Others have blamed Make America Great Again (Maga) evangelist and recently appointed presidential Hollywood tsar Jon Voight, who revealed that he had a meeting with Trump to discuss plans to revive American film production shortly before the Truth Social post. Voight’s plans were apparently not as drastic as Trump’s sweeping 100% tariff, but he did bring the president’s attention to an industry that was unrecognisable from the one he had entered and fallen in love with in the 1960s.
Voight added that “many Americans have lost jobs to productions that have gone overseas. It’s been very serious. People have lost their homes. Can’t feed their families.” The actor may have helped to create a situation that could destroy his beloved Hollywood.

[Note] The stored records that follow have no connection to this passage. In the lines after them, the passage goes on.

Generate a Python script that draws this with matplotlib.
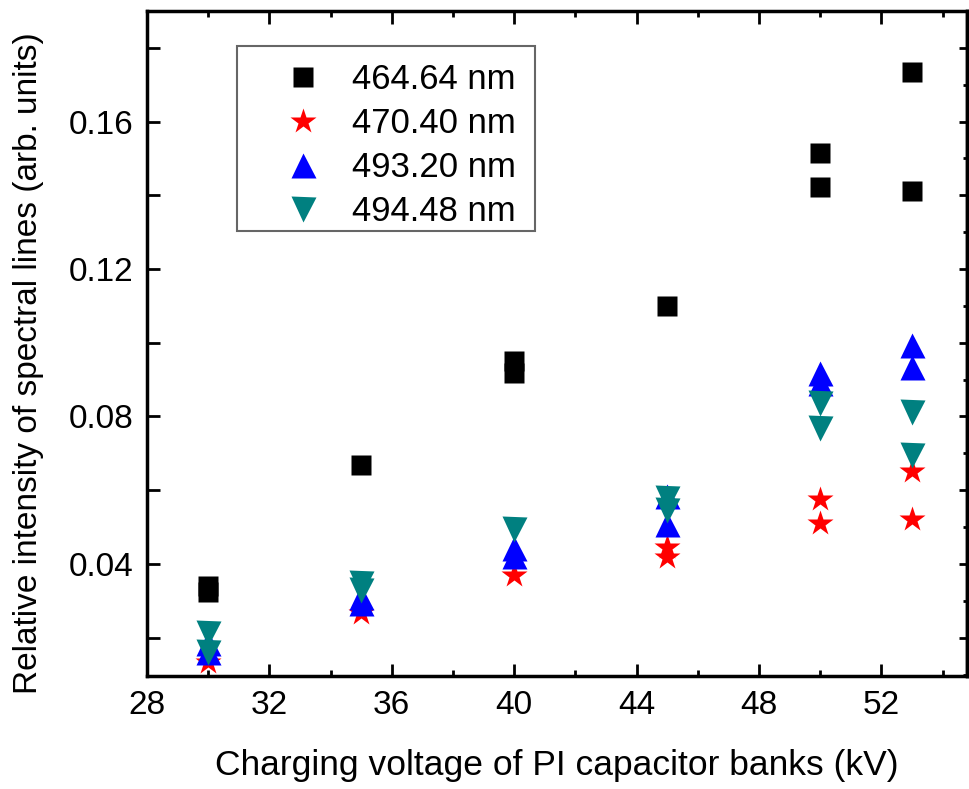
import numpy as np
import matplotlib.pyplot as plt
from matplotlib.ticker import FixedLocator, FormatStrFormatter
from matplotlib.patches import Rectangle

plt.rcParams['font.family'] = ['Liberation Sans', 'DejaVu Sans']

# charging voltage (kV) and relative intensity for each spectral line
v_464 = [30, 30, 35, 40, 40, 45, 50, 50, 53, 53]
i_464 = [0.0341, 0.0325, 0.0669, 0.0950, 0.0918, 0.1100, 0.1515, 0.1422, 0.1734, 0.1413]

v_470 = [30, 35, 40, 45, 45, 50, 50, 53, 53]
i_470 = [0.0135, 0.0266, 0.0370, 0.0447, 0.0420, 0.0576, 0.0511, 0.0651, 0.0521]

v_493 = [30, 30, 35, 35, 40, 40, 45, 45, 50, 50, 53, 53]
i_493 = [0.0186, 0.0162, 0.0311, 0.0294, 0.0443, 0.0422, 0.0583, 0.0508, 0.0917, 0.0892, 0.0993, 0.0934]

v_494 = [30, 30, 35, 35, 40, 45, 45, 50, 50, 53, 53]
i_494 = [0.0214, 0.0160, 0.0348, 0.0330, 0.0494, 0.0578, 0.0547, 0.0837, 0.0770, 0.0812, 0.0696]

labels = ['464.64 nm', '470.40 nm', '493.20 nm', '494.48 nm']
x_major = [28, 32, 36, 40, 44, 48, 52]
x_minor = [30, 34, 38, 42, 46, 50, 54]
y_major = [0.04, 0.08, 0.12, 0.16]
y_minor = [0.02, 0.06, 0.10, 0.14, 0.18]

W, H = 969, 789
fig = plt.figure(figsize=(W / 100, H / 100), dpi=100)
ax = fig.add_axes([147 / W, 1 - 676 / H, (967 - 147) / W, (676 - 11) / H])

ax.plot(v_464, i_464, ls='none', marker='s', ms=15, color='black', mec='none', label=labels[0])
ax.plot(v_470, i_470, ls='none', marker='*', ms=19, color='red', mec='none', label=labels[1])
ax.plot(v_493, i_493, ls='none', marker='^', ms=18, color='blue', mec='none', label=labels[2])
ax.plot(v_494, i_494, ls='none', marker='v', ms=18, color='#008080', mec='none', label=labels[3])

ax.set_xlim(28, 54.8)
ax.set_ylim(0.0096, 0.190)

ax.xaxis.set_major_locator(FixedLocator(x_major))
ax.xaxis.set_minor_locator(FixedLocator(x_minor))
ax.yaxis.set_major_locator(FixedLocator(y_major))
ax.yaxis.set_minor_locator(FixedLocator(y_minor))
ax.yaxis.set_major_formatter(FormatStrFormatter('%.2f'))

ax.tick_params(axis='x', which='major', direction='in', length=9, width=2,
               top=True, labelsize=24, pad=10)
ax.tick_params(axis='x', which='minor', direction='in', length=4.5, width=2, top=True)
ax.tick_params(axis='y', which='both', direction='in', length=9, width=2,
               right=False, labelsize=24, pad=10)

# right axis has its own finer ticks
ay = ax.secondary_yaxis('right')
ay.yaxis.set_major_locator(FixedLocator(np.arange(0.02, 0.19, 0.02)))
ay.yaxis.set_minor_locator(FixedLocator(np.arange(0.01, 0.19, 0.02)))
ay.tick_params(which='major', direction='in', length=6, width=2, labelright=False)
ay.tick_params(which='minor', direction='in', length=3, width=2)
ay.spines['right'].set_linewidth(2.5)

for s in ax.spines.values():
    s.set_linewidth(2.5)

ax.set_xlabel('Charging voltage of PI capacitor banks (kV)', fontsize=25.5, labelpad=20)
ax.set_ylabel('Relative intensity of spectral lines (arb. units)', fontsize=24)
ax.yaxis.set_label_coords(-0.125, 0.47)

leg = ax.legend(loc='upper left', bbox_to_anchor=(268 / W, 1 - 63 / H),
                bbox_transform=fig.transFigure, frameon=False, fontsize=25,
                numpoints=1, borderpad=0, borderaxespad=0, handlelength=2.0,
                handletextpad=0.42, labelspacing=0.32)
fig.patches.append(Rectangle((237 / W, 1 - 231 / H), (535 - 237) / W, (231 - 46) / H,
                             transform=fig.transFigure, fill=False,
                             edgecolor='#666666', lw=1.5, figure=fig))

fig.savefig('out.png', dpi=100)
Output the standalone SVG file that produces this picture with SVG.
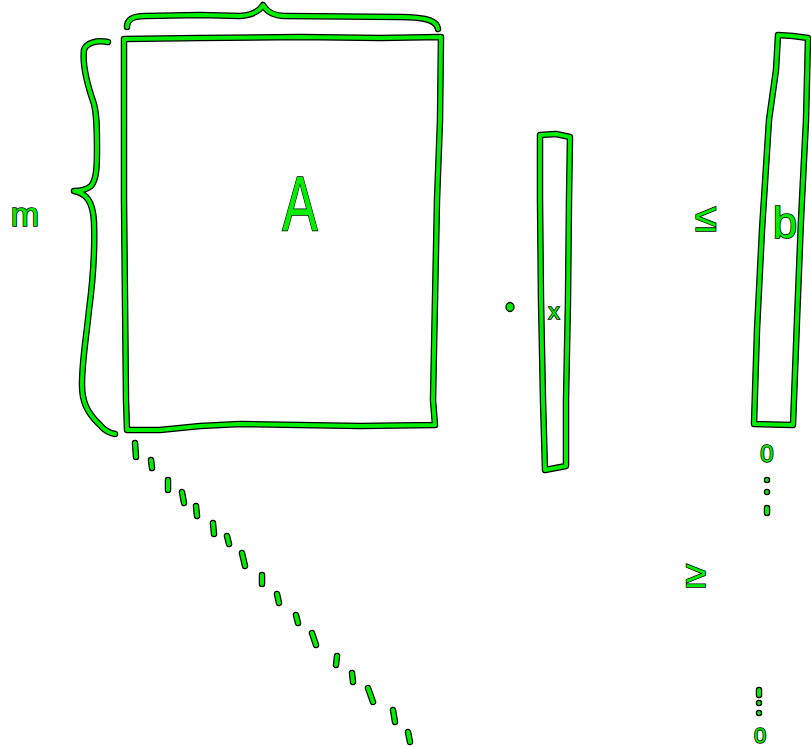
<svg xmlns="http://www.w3.org/2000/svg" xmlns:xlink="http://www.w3.org/1999/xlink" width="811" height="748" viewBox="0 0 811 748">
<style>
.o{fill:none;stroke:#000;stroke-width:6.5;stroke-linecap:round;stroke-linejoin:round}
.g{fill:none;stroke:#0e0;stroke-width:4;stroke-linecap:round;stroke-linejoin:round}
.d{fill:#0e0;stroke:#000;stroke-width:1.3}
.t{fill:#0e0;stroke:#000;stroke-width:1.6;paint-order:stroke;font-family:"Liberation Sans",Arial,sans-serif;text-anchor:middle}
</style>
<defs>
<path id="rectA" d="M124,39 L200,38 L300,37 L380,38 L441,37 L440,120 L437,200 L435,300 L433,400 L435,425 L360,426 L240,424 L200,426 L160,430 L140,430 L127,430 L126,400 L125,300 L124,200 L124,39 Z"/>
<path id="braceTop" d="M127,27 C127,18 135,16 145,16 L200,15 L240,16 C252,15 259,12 263,5 C267,12 274,16 285,16 L400,17 C430,17 437,22 438,29"/>
<path id="braceLeft" d="M108,42 C96,40 86,43 84,50 C82,66 87,84 94,104 C97,116 97,130 97,150 C97,170 96,180 91,186 C86,190 80,191 74,191 C85,193 93,200 94,222 C95,250 93,280 89,310 C86,340 82,360 82,385 C82,400 86,412 100,425 C104,430 110,433 115,434"/>
<path id="vecX" d="M540,135 L556,134 L570,137 L569,200 L568,300 L566,400 L566,466 L545,470 L543,400 L541,300 L540,200 Z"/>
<path id="vecB" d="M778,35 L793,36 L808,38 L806,120 L801,220 L797,320 L793,425 L754,424 L757,330 L762,230 L769,120 L776,70 Z"/>
<path id="dash" d="M135,443 L136,457 M151,460 L152,468 M168,480 L168,490 M182,492 L184,503 M196,506 L197,516 M213,523 L214,534 M227,536 L229,544 M242,553 L245,566 M262,575 L262,584 M277,594 L279,603 M296,615 L298,623 M312,633 L316,645 M337,656 L336,665 M352,673 L353,682 M368,688 L373,702 M393,710 L395,722 M408,732 L410,742 M767,508 L767,513 M759,690 L759,695"/>
</defs>
<g id="connectors">
<use xlink:href="#dash" class="o"/><use xlink:href="#dash" class="g"/>
</g>
<g id="matrixA">
<use xlink:href="#rectA" class="o"/><use xlink:href="#rectA" class="g"/>
<text class="t" font-size="78" transform="translate(300,231) scale(0.68,1)">A</text>
</g>
<g id="braceN">
<use xlink:href="#braceTop" class="o"/><use xlink:href="#braceTop" class="g"/>
</g>
<g id="braceM">
<use xlink:href="#braceLeft" class="o"/><use xlink:href="#braceLeft" class="g"/>
<text class="t" x="25" y="226" font-size="34">m</text>
</g>
<g id="dot">
<ellipse class="d" cx="510" cy="307" rx="4" ry="4.5"/>
</g>
<g id="vectorX">
<use xlink:href="#vecX" class="o"/><use xlink:href="#vecX" class="g"/>
<text class="t" x="554" y="319" font-size="22">x</text>
</g>
<g id="le">
<text class="t" x="706" y="231" font-size="40">≤</text>
</g>
<g id="vectorB">
<use xlink:href="#vecB" class="o"/><use xlink:href="#vecB" class="g"/>
<text class="t" x="785" y="238" font-size="44">b</text>
</g>
<g id="zero1">
<text class="t" x="767" y="462" font-size="24">0</text>
<circle class="d" cx="767" cy="480" r="2.6"/>
<circle class="d" cx="767" cy="492" r="2.6"/>
</g>
<g id="ge">
<text class="t" x="696" y="587" font-size="38">≥</text>
</g>
<g id="zero2">
<circle class="d" cx="759" cy="703" r="2.6"/>
<circle class="d" cx="759" cy="713" r="2.6"/>
<text class="t" x="760" y="743" font-size="22">0</text>
</g>
</svg>
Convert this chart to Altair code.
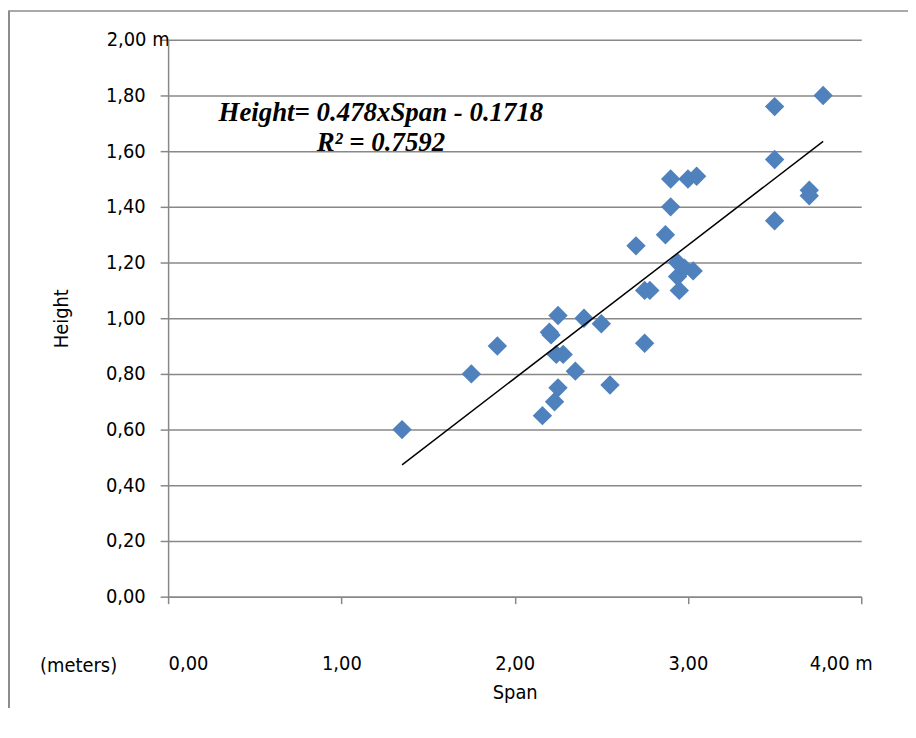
import altair as alt
import pandas as pd

span = [1.35, 1.75, 1.90, 2.16, 2.20, 2.21, 2.23, 2.24, 2.25, 2.25, 2.28, 2.35,
        2.40, 2.50, 2.55, 2.70, 2.75, 2.75, 2.78, 2.87, 2.90, 2.90, 2.94, 2.94,
        2.95, 2.98, 3.00, 3.03, 3.05, 3.50, 3.50, 3.50, 3.70, 3.70, 3.78]
height = [0.60, 0.80, 0.90, 0.65, 0.95, 0.94, 0.70, 0.87, 0.75, 1.01, 0.87, 0.81,
          1.00, 0.98, 0.76, 1.26, 0.91, 1.10, 1.10, 1.30, 1.40, 1.50, 1.20, 1.15,
          1.10, 1.18, 1.50, 1.17, 1.51, 1.35, 1.57, 1.76, 1.44, 1.46, 1.80]
slope = 0.478
intercept = -0.1718
eq_lines = ["Height= 0.478xSpan - 0.1718", "R² = 0.7592"]
x_ticks = [0, 1, 2, 3, 4]
y_ticks = [0, 0.2, 0.4, 0.6, 0.8, 1.0, 1.2, 1.4, 1.6, 1.8, 2.0]

FONT = "DejaVu Sans Condensed, Roboto, sans-serif"
GRAY = "#888888"

df = pd.DataFrame({"Span": span, "Height": height})
xs = [min(span), max(span)]
trend = pd.DataFrame({"Span": xs, "Height": [slope * v + intercept for v in xs]})
eq = pd.DataFrame({"x": [1.228, 1.228], "y": [1.707, 1.600], "t": eq_lines})

xscale = alt.Scale(domain=[0, 4], nice=False, zero=True)
yscale = alt.Scale(domain=[0, 2], nice=False, zero=True)

xaxis = alt.Axis(
    values=x_ticks, grid=False, domainColor=GRAY, domainWidth=1.5,
    tickColor=GRAY, tickSize=7, tickWidth=1.5,
    labelExpr="replace(format(datum.value,'.2f'),'.',',') + (datum.value == 4 ? ' m' : '')",
    labelFont=FONT, labelFontSize=20, labelColor="#000000", labelPadding=50,
    labelOffset={"condition": {"test": "datum.value == 4", "value": 11}, "value": 0},
    title="Span", titleFont=FONT, titleFontSize=20, titleFontWeight="normal",
    titleColor="#000000", titleY=102, titleBaseline="alphabetic",
)
yaxis = alt.Axis(
    values=y_ticks, grid=True, gridColor=GRAY, gridWidth=1.5,
    domainColor=GRAY, domainWidth=1.5, tickColor=GRAY, tickSize=8, tickWidth=1.5,
    labelExpr="replace(format(datum.value,'.2f'),'.',',') + (datum.value == 2 ? ' m' : '')",
    labelFont=FONT, labelFontSize=20, labelColor="#000000",
    labelPadding={"condition": {"test": "datum.value == 2", "value": -9}, "value": 15},
    title="Height", titleFont=FONT, titleFontSize=20, titleFontWeight="normal",
    titleColor="#000000", titleX=-97, titleY=280,
)

points = alt.Chart(df).mark_point(
    shape="diamond", filled=True, size=380, color="#4f81bd", opacity=1
).encode(
    x=alt.X("Span:Q", scale=xscale, axis=xaxis),
    y=alt.Y("Height:Q", scale=yscale, axis=yaxis),
)

line = alt.Chart(trend).mark_line(color="#000000", strokeWidth=1.5).encode(
    x=alt.X("Span:Q", scale=xscale),
    y=alt.Y("Height:Q", scale=yscale),
)

eqtext = alt.Chart(eq).mark_text(
    font="Liberation Serif", fontSize=27, fontWeight="bold", fontStyle="italic",
    align="center", baseline="alphabetic", color="#000000",
).encode(
    x=alt.X("x:Q", scale=xscale),
    y=alt.Y("y:Q", scale=yscale),
    text="t:N",
)

meters = alt.Chart(pd.DataFrame({"t": ["(meters)"]})).mark_text(
    font=FONT, fontSize=20, align="center", baseline="alphabetic", color="#000000"
).encode(x=alt.value(-90), y=alt.value(636), text="t:N")

frame_top = alt.Chart(pd.DataFrame({"a": [0]})).mark_rule(
    color="#8c8c8c", strokeWidth=1.5
).encode(x=alt.value(-161), x2=alt.value(760), y=alt.value(-29))
frame_left = alt.Chart(pd.DataFrame({"a": [0]})).mark_rule(
    color="#8c8c8c", strokeWidth=2
).encode(x=alt.value(-160), y=alt.value(-29), y2=alt.value(700))

chart = alt.layer(frame_top, frame_left, points, line, eqtext, meters).properties(
    width=697, height=560,
    autosize=alt.AutoSizeParams(type="none"),
    padding={"left": 161, "top": 30, "right": 47, "bottom": 110},
    background="#ffffff",
).configure_view(stroke=None)

chart.save("out.html", embed_options={"renderer": "svg", "actions": False})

In the days since the announcement, California governor Gavin Newsom, whom Trump very publicly dislikes, has begun to suck up to the president by asking him to seriously consider his proposal for a $7.5bn tax incentive scheme that would lure productions back to the sunny shores of the Golden State. The Democratic governor cheerily posted on X: “Building on our successful state programme, we’re eager to partner with the Trump administration to further strengthen domestic production and Make America Film Again.”
Trump has since backed down slightly, saying that his intention is not to destroy Hollywood but to help it — like so many sectors of the American economy he’s interfered in — be great again.
What he ultimately decides to do may have wide-ranging consequences for film industry workers worldwide who are all praying that he gets bored with the idea and focuses his attention somewhere else.
For now, like a movie plot relayed the day after he has watched it, the details of Trump’s plan remain hard to ascertain, difficult to decipher and probably beyond logical comprehension even as they leave many in the international film industry with something much more dangerous than CGI-generated tsunamis, hurtling asteroids or marauding hordes of bloodthirsty aliens to keep them up at night.